Some teens abstain from sex entirely, particularly those who are very religious, but most experiment with it. About half of U.S. children under 18 report having had intercourse, a rate much higher than in other parts of the world. Although sex is fun, it can also kill us if we are not careful. Sexual activity can lead to guilt about having engaged in the act itself, and may also lead to unwanted pregnancies and sexually transmitted infections (STIs), including HIV infection. Alcohol consumption also leads to risky sexual behavior. Sex partners who have been drinking are less likely to practice safe sex and have an increased risk of STIs, including HIV infection (Hutton, McCaul, Santora, & Erbelding 2008; Raj et al., 2009). 19 It takes some work to improve and maintain o ur health and happiness, and our desire for the positive emotional experiences that come from engaging in dangerous behaviors can get in the way of this work. But being aware of the dangers, working to control our emotions, and using our resources to engage in healthy behaviors and avoid unhealthy ones are the best things we can do for ourselves.


  • Biologically, hunger is controlled by the interactions among complex pathways in the nervous system and a variety of hormonal and chemical systems in the brain and body.
  • How we eat is also influenced by our environment, including social norms about appropriate body size.
  • Homeostasis varies among people and is determined by the basal metabolic rate. Low metabolic rates, which are determined entirely by genetics, make weight management a very difficult undertaking for many people.
  • Eating disorders, including anorexia nervosa and bulimia nervosa, affect more than 10 million people (mostly women) in the United States alone.
  • Obesity is a medical condition in which so much excess body fat has accumulated in the body that it begins to have an adverse impact on health. Uncontrolled obesity leads to health problems including cardiovascular disease, diabetes, sleep apnea, arthritis, and some types of cancer.
  • The two approaches to controlling weight are to eat less and exercise more.
  • Sex drive is regulated by the sex hormones estrogen in women and testosterone in both women and men.

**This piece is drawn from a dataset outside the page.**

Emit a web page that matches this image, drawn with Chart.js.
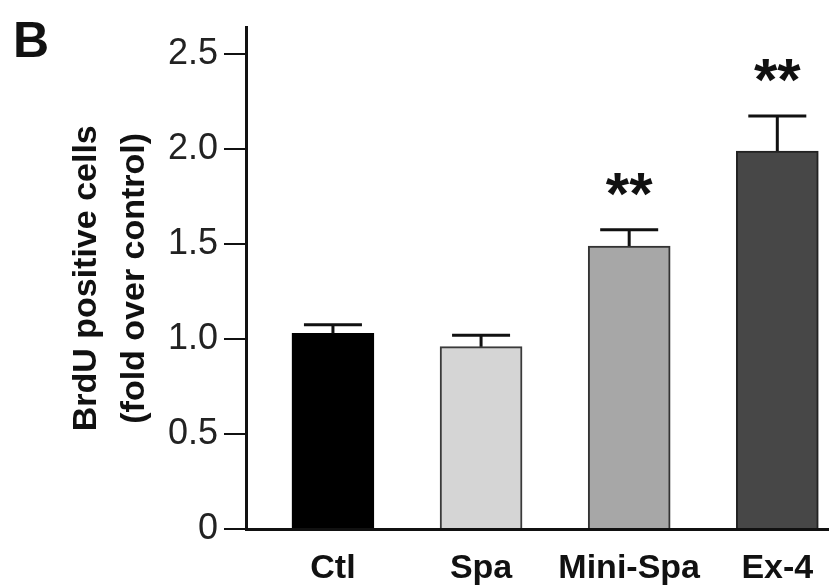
<!DOCTYPE html>
<html>
<head>
<meta charset="utf-8">
<script src="https://cdn.jsdelivr.net/npm/chart.js@4/dist/chart.umd.min.js"></script>
<style>
  body { margin: 0; background: #fff; }
  #wrap { width: 829px; height: 585px; position: relative; }
</style>
</head>
<body>
<div id="wrap"><canvas id="chart"></canvas></div>
<script>
// Data
const categories = ['Ctl', 'Spa', 'Mini-Spa', 'Ex-4'];
const values = [1.03, 0.96, 1.49, 1.99];
const errors = [0.045, 0.06, 0.085, 0.185];
const significance = ['', '', '**', '**'];
const yTicks = [0, 0.5, 1.0, 1.5, 2.0, 2.5];

const fillColors = ['#000000', '#d5d5d5', '#a7a7a7', '#474747'];
const edgeColors = ['#000000', '#3a3a3a', '#333333', '#222222'];

const sans = '"Liberation Sans", Arial, Helvetica, sans-serif';

// Error bars (upper only) and significance stars
const errorBarPlugin = {
  id: 'errorBars',
  afterDatasetsDraw(chart) {
    const { ctx, scales: { x, y } } = chart;
    ctx.save();
    ctx.strokeStyle = '#111';
    ctx.lineWidth = 3;
    values.forEach((v, i) => {
      const px = x.getPixelForValue(i);
      const top = y.getPixelForValue(v + errors[i]);
      ctx.beginPath();
      ctx.moveTo(px, y.getPixelForValue(v));
      ctx.lineTo(px, top);
      ctx.moveTo(px - 29, top);
      ctx.lineTo(px + 29, top);
      ctx.stroke();

      if (significance[i]) {
        ctx.fillStyle = '#111';
        ctx.font = 'bold 60px ' + sans;
        ctx.textAlign = 'center';
        ctx.textBaseline = 'middle';
        ctx.fillText(significance[i], px, top - 32);
      }
    });
    ctx.restore();
  }
};

// Panel letter
const panelLabel = {
  id: 'panelLabel',
  afterDraw(chart) {
    const ctx = chart.ctx;
    ctx.save();
    ctx.fillStyle = '#111';
    ctx.font = 'bold 50px ' + sans;
    ctx.textAlign = 'left';
    ctx.textBaseline = 'alphabetic';
    ctx.fillText('B', 13, 57);
    ctx.restore();
  }
};

new Chart(document.getElementById('chart'), {
  type: 'bar',
  data: {
    datasets: [{
      data: values.map((v, i) => ({ x: i, y: v })),
      backgroundColor: fillColors,
      borderColor: edgeColors,
      borderWidth: 2,
      barThickness: 82
    }]
  },
  options: {
    responsive: true,
    maintainAspectRatio: false,
    animation: false,
    layout: { padding: { top: 23, right: 0, left: 0, bottom: 0 } },
    plugins: {
      legend: { display: false },
      tooltip: { enabled: false }
    },
    scales: {
      x: {
        type: 'linear',
        offset: false,
        min: -0.587,
        max: 3.349,
        afterBuildTicks: s => { s.ticks = categories.map((c, i) => ({ value: i })); },
        afterFit: s => { s.height = 56; },
        grid: { display: false, offset: false },
        border: { color: '#111', width: 3 },
        ticks: {
          callback: v => categories[v],
          color: '#111',
          padding: 11,
          maxRotation: 0,
          autoSkip: false,
          font: { family: sans, size: 34, weight: 'bold' }
        }
      },
      y: {
        min: 0,
        max: 2.64,
        afterBuildTicks: s => { s.ticks = yTicks.map(v => ({ value: v })); },
        afterFit: s => { s.width = 246; },
        grid: { drawOnChartArea: false, tickLength: 22, color: '#111', lineWidth: 2 },
        border: { color: '#111', width: 3 },
        ticks: {
          callback: v => v === 0 ? '0' : v.toFixed(1),
          color: '#222',
          padding: 6,
          font: { family: sans, size: 36 }
        },
        title: {
          display: true,
          text: ['BrdU positive cells', '(fold over control)'],
          color: '#111',
          padding: { top: 63, bottom: 0 },
          font: { family: sans, size: 34, weight: 'bold', lineHeight: 1.4 }
        }
      }
    }
  },
  plugins: [errorBarPlugin, panelLabel]
});
</script>
</body>
</html>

  • Although their biological determinants and experiences of sex are similar, men and women differ substantially in their overall interest in sex, the frequency of their sexual activities, and the mates they are most interested in.
  • Sexual behavior varies widely, not only between men and women but also within each sex.
  • There is also variety in sexual orientation: toward people of the opposite sex, people of the same sex, or people of both sexes. The determinants of sexual orientation are primarily biological.
  • We can outwit stress, obesity, and other health risks through appropriate healthy action.


1.   Consider your own eating and sex patterns. Are they healthy or unhealthy? What can you do to improve them?